Hey, Hooters has planes. Why not Jiffy Pop?

pop goes the airplane!


Okay, story time!

Back in late January or early February, my cousin was in a car accident which resulted in the airbag deploying. (She was and is fine.) That event was the inspiration for today’s comic, which I finished drawing by oh, roughly the middle of February.

But I really felt that using a joke like this against my characters required some kind of background — what the hell would’ve happened that would have resulted in an airbag going off? Well, longtime readers know that I hit a deer back in November of ’04, and though the only thing that exploded in my case was the deer’s ass (it shat on my car. the nerve.), a slightly larger deer and a slightly heavier lead foot on my part may have caused an airback deployment… so around June I got enough fragmented pieces of a plan together to actually start this arc… which was somewhat inconvenient considering that I’d started a different arc back in May that still stands unfinished.

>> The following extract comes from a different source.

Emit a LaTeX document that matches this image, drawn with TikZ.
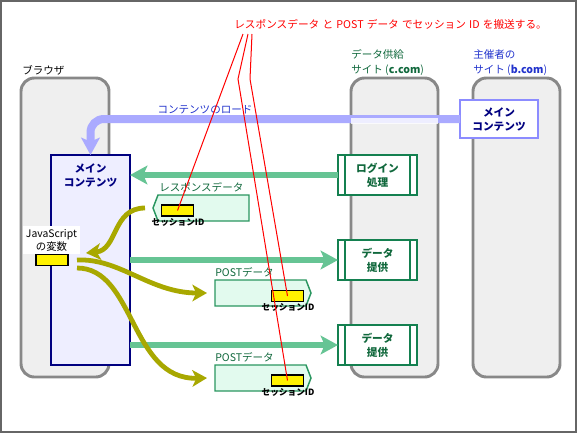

We’ll get back to that. I promise. But since it took Marin 140 days of our time to get through just over 12 hours of her time, I think it’s time we give the poor girl a rest.

Besides, I have a Halloween comic to run (a day early, on Monday, at that!), and maybe some Jesus-in-a-box stuff… you know, brain stretch for a bit.

Anyway, this may very well be one of the longest set-up-to-punchline time spans in horrible-amateur comics. Hope you enjoyed it as much as I did.